Harvest: Days to harvest for individual vegetables are given on the seed packages. For higher yields and the best flavor, vegetables should be picked at their peak of maturity. Vegetables that are leaves or stems, such as cabbage and onions, can usually be harvested over a long period as they are needed. Vegetables that are the fruit of the plant, such as peas, beans, and tomatoes, should be picked every two or three days when they are first ripe. Overripe vegetables should be removed so growth goes into the developing vegetables.
Traditional Row: If you sow seeds in traditional rows, the garden will be easier to work and you will be better able to distinguish between vegetable and weed seedlings. To set up a traditional row, use string and stakes to keep the rows straight.
Wide Row: Wide row planting is just what its name indicates, planting your vegetables in a 1-3 ft. wide band instead of a single row. Wide row planting can save space, reduce weeding and increase yield. Prepare the seed bed just as you would a traditional row, by using string and stakes. Broadcast the seeds along the band, then lightly rake to cover them over.
Raised Bed: In raised bed planting, the planting surface is raised 1-2 feet. The bed should be narrow enough so the center can be reached from the side.
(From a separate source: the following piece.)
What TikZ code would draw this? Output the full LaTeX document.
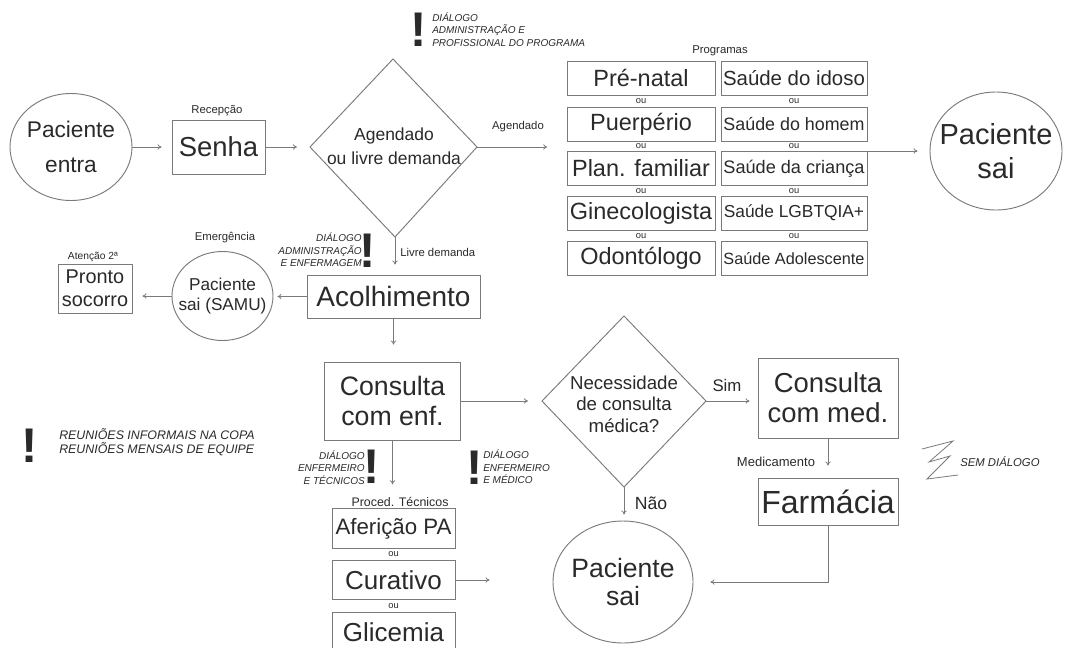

This type of bed provides better drainage because no one is walking on the dirt, packing it down. A raised bed also reduces bending and stretching as you work in your garden.
Square Foot: This type of garden is partitioned off in 1 ft. x 1 ft. blocks. A common arrangement is to block off sections that are 4 ft. x 4 ft. Within each section a different vegetable is grown. The yield is usually higher than a traditional single row planting method and takes up less space.